The funny thing about world building in a novel that centers around a plague is that a large aspect of that world building involves tearing things down! When the adults in Ireland stop functioning, one by one succumbing to a memory virus, services and infrastructure starts to collapse, slowly at first at then with increasing rapidity. In the first stage there are fires and criminal activity and hospitals are flooded with sick people. Uncertainty is palpable and makes people act unpredictably—even the well ones. Next the phone and electricity goes, making communication difficult. Water stops running and fuel becomes scarce. 
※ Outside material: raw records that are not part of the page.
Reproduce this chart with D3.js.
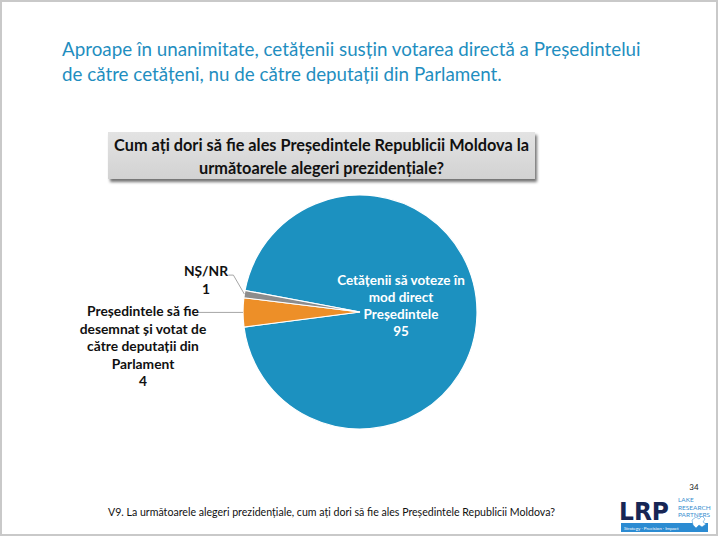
<!DOCTYPE html>
<html><head><meta charset="utf-8">
<script src="https://cdn.jsdelivr.net/npm/d3@7"></script>
<style>body{margin:0;background:#fff}svg{display:block}</style>
</head><body>
<script>
const titleLines = ["Aproape în unanimitate, cetățenii susțin votarea directă a Președintelui","de către cetățeni, nu de către deputații din Parlament."];
const questionLines = ["Cum ați dori să fie ales Președintele Republicii Moldova la","următoarele alegeri prezidențiale?"];
const categories = ["Cetățenii să voteze în mod direct Președintele","Președintele să fie desemnat și votat de către deputații din Parlament","NȘ/NR"];
const values = [95, 4, 1];
const colors = ["#1c91c0", "#ed8f28", "#8c8c8c"];
const labelLines = [["Cetățenii să voteze în","mod direct","Președintele"],["Președintele să fie","desemnat și votat de","către deputații din","Parlament"],["NȘ/NR"]];
const footnote = "V9. La următoarele alegeri prezidențiale, cum  ați dori să fie ales Președintele Republicii  Moldova?";
const pageNum = "34";

const W=720,H=540;
const svg=d3.select("body").append("svg").attr("width",W).attr("height",H);
const defs=svg.append("defs");
const f=defs.append("filter").attr("id","sh").attr("x","-5%").attr("y","-20%").attr("width","115%").attr("height","160%");
f.append("feDropShadow").attr("dx",2).attr("dy",3).attr("stdDeviation",1.5).attr("flood-color","#000").attr("flood-opacity",0.55);
const g=defs.append("linearGradient").attr("id","bx").attr("x1",0).attr("y1",0).attr("x2",0).attr("y2",1);
g.append("stop").attr("offset",0).attr("stop-color","#e3e3e3");
g.append("stop").attr("offset",1).attr("stop-color","#d2d2d2");

// slide frame
svg.append("rect").attr("x",1).attr("y",1).attr("width",716).attr("height",534).attr("fill","#fff").attr("stroke","#c9c9c9").attr("stroke-width",2);

const font="Lato, 'Open Sans', sans-serif";
svg.append("g").selectAll("text").data(titleLines).join("text")
  .attr("x",62).attr("y",(d,i)=>56+i*25).attr("font-family",font).attr("font-size",18.8)
  .attr("fill","#1f8ec0").text(d=>d);

// question box
svg.append("rect").attr("x",108).attr("y",132).attr("width",427).attr("height",47).attr("fill","url(#bx)").attr("filter","url(#sh)");
svg.append("g").selectAll("text").data(questionLines).join("text")
  .attr("x",321.5).attr("y",(d,i)=>151+i*23).attr("text-anchor","middle").attr("font-family",font)
  .attr("font-weight","bold").attr("font-size",16.3).attr("fill","#111").text(d=>d);

// pie
const cx=360, cy=312, r=117;
const start=-79.4*Math.PI/180;
const pie=d3.pie().sort(null).startAngle(start).endAngle(start+2*Math.PI);
const arcs=pie(values);
const arc=d3.arc().innerRadius(0).outerRadius(r);
const pg=svg.append("g").attr("transform",`translate(${cx},${cy})`);
pg.selectAll("path").data(arcs).join("path").attr("d",arc)
  .attr("fill",(d,i)=>colors[i]).attr("stroke","#fff").attr("stroke-width",1.2);

// blue label (inside)
const bl=pg.append("text").attr("font-family",font).attr("font-weight","bold").attr("font-size",13.5)
  .attr("fill","#fff").attr("text-anchor","middle");
labelLines[0].concat([String(values[0])]).forEach((t,i)=>bl.append("tspan").attr("x",41).attr("y",-27+i*17).text(t));

function edge(a, rr){return [Math.sin(a)*rr, -Math.cos(a)*rr];}
// orange leader
const oa=(arcs[1].startAngle+arcs[1].endAngle)/2;
const op=edge(oa,r);
pg.append("polyline").attr("points",[op,[op[0]-46,op[1]]].map(p=>p.join(",")).join(" "))
  .attr("fill","none").attr("stroke","#a6a6a6").attr("stroke-width",1);
const ol=svg.append("text").attr("font-family",font).attr("font-weight","bold").attr("font-size",13.8)
  .attr("fill","#111").attr("text-anchor","middle");
labelLines[1].concat([String(values[1])]).forEach((t,i)=>ol.append("tspan").attr("x",143).attr("y",316+i*17.5).text(t));

// gray leader
const ga=(arcs[2].startAngle+arcs[2].endAngle)/2;
const gp=edge(ga,r);
pg.append("polyline").attr("points",[gp,[gp[0]-11,gp[1]-19],[gp[0]-16,gp[1]-19]].map(p=>p.join(",")).join(" "))
  .attr("fill","none").attr("stroke","#a6a6a6").attr("stroke-width",1);
const gl=svg.append("text").attr("font-family",font).attr("font-weight","bold").attr("font-size",13.8)
  .attr("fill","#111").attr("text-anchor","middle");
labelLines[2].concat([String(values[2])]).forEach((t,i)=>gl.append("tspan").attr("x",206).attr("y",276+i*17.5).text(t));

// footnote
svg.append("text").attr("x",108).attr("y",516).attr("font-family",font).attr("font-size",10.6).attr("fill","#111").text(footnote);
svg.append("text").attr("x",694).attr("y",490).attr("font-family",font).attr("font-size",8).attr("fill","#222").attr("text-anchor","middle").text(pageNum);

// logo
const lg=svg.append("g");
lg.append("text").attr("x",619).attr("y",520).attr("font-family","'DejaVu Sans', sans-serif").attr("font-weight","bold").attr("font-size",25).attr("fill","#172655").attr("textLength",50).attr("lengthAdjust","spacingAndGlyphs").text("LRP");
["LAKE","RESEARCH","PARTNERS"].forEach((t,i)=>lg.append("text").attr("x",678).attr("y",502+i*7.5).attr("font-family",font).attr("font-size",6.5).attr("fill","#3a8fd0").text(t));
lg.append("rect").attr("x",621).attr("y",523).attr("width",87).attr("height",9).attr("fill","#2b8bd2");
lg.append("text").attr("x",624).attr("y",529.5).attr("font-family",font).attr("font-size",4.5).attr("fill","#fff").text("Strategy · Precision · Impact");
lg.append("path").attr("d","M692,520 l4,-3 l3,2 l3,-3 l3,3 l-2,3 l3,2 l-4,3 l-3,-2 l-3,3 l-3,-3 z").attr("fill","#fff").attr("stroke","#2b8bd2").attr("stroke-width",0.5);
</script>
</body></html>
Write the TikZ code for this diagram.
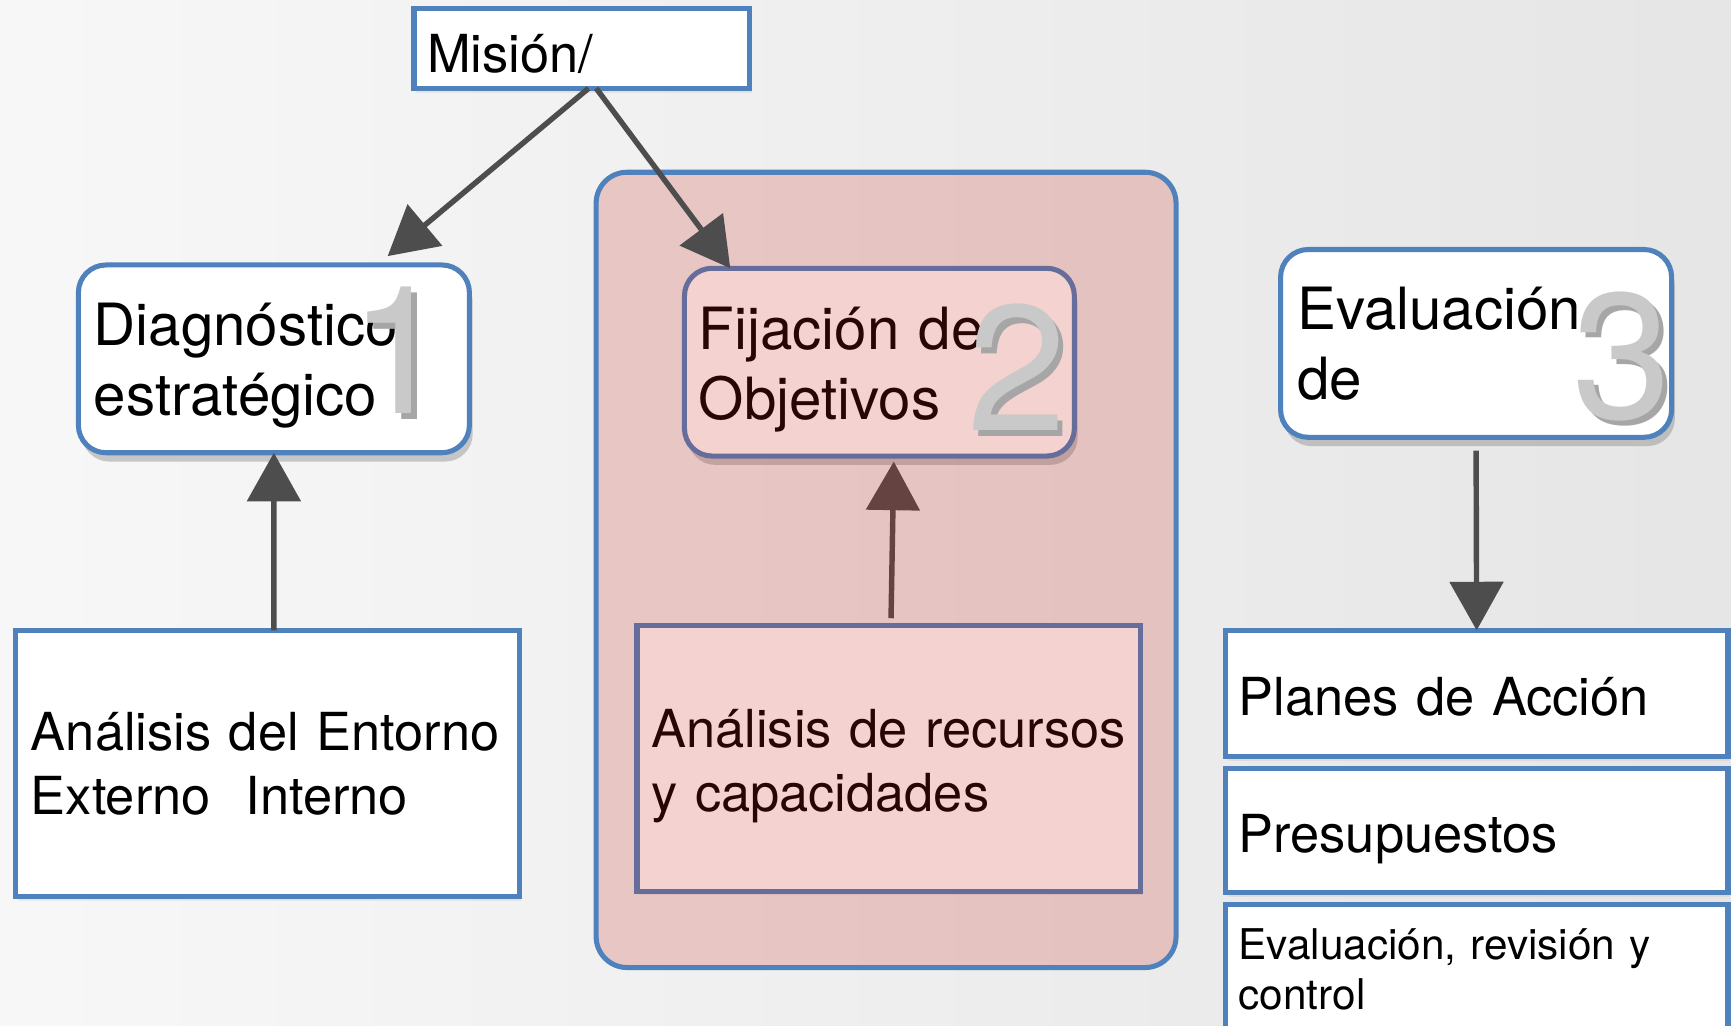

How do you survive in a world like that? You scrounge for supplies while keeping your head down because you’re not sure, aside from your friends, who to trust. Things that get broken remain that way. There’s no one to pick up garbage, cars with nothing to fuel them litter roadways, generally everything starts to fall into a neglected state of disrepair quickly. We all know the look of a broken world like that from zombie and/or plague outbreak movies. But one of the differences in Stricken is that the virus-stricken adults are still roaming around, not as zombies but as mobs of suspicious, angry people in some cases or simply bewildered ones in others. A few of them are even downright pleasant. These sick folks are sometimes in the foreground of the action and other times in the background but they’re nearly omnipresent, never allowing Naomi and her friends to forget what they’ve lost. There’s also another eerie presence in Stricken that I don’t want to reveal too much about but which constantly keeps Naomi and her friends off-balance, worrying them even more than the sick do. It and its motives are the most mysterious thing of all. 

ABOUT THE AUTHOR

Long before I was an author I was a fan of books about Winnie the Pooh, Babar, Madeline, Anne Shirley and anything by Judy Blume. Throughout high school my favourite class was English. No surprise, then, that most of my time spent at York University in Toronto was as an English major—not the traditional way to graduate with a B.A. (Hons) in film studies but a fine way to get a general arts education.

After getting my film studies degree I headed for Dublin, Ireland and spent the majority of the nineties there in forgettable jobs meeting unforgettable people and enjoying the buzz. I always believed I'd get around to writing in earnest eventually, and I began writing my first novel in a flat in Dublin and finished it in a Toronto suburb. By then I'd discovered that fiction about young people felt the freshest and most exciting to me. You have most of your life to be an adult but you only grow up once.

Currently residing near Toronto with my Dub husband, I'm an aunt to twenty-one nieces and nephews, and a great-aunt to two great-nephews. I became an Irish citizen in 2001 and continue to visit Dublin as often as I can while working on novels about young people.

My first young adult book, I Know It's Over, came out with Random House in September 2008, and was followed by One Lonely Degree, The Lighter Side of Life and Death, My Beating Teenage Heart and sci-fi thriller Yesterday. I released Yesterday's sequel, Tomorrow, in 2013 and put out my first adult novel, Come See About Me, as an ebook in June 2012. My most recent contemporary YA books, The Sweetest Thing You Can Sing and Delicate, were published by Cormorant Books' Dancing Cat Books imprint in 2014 and 2015.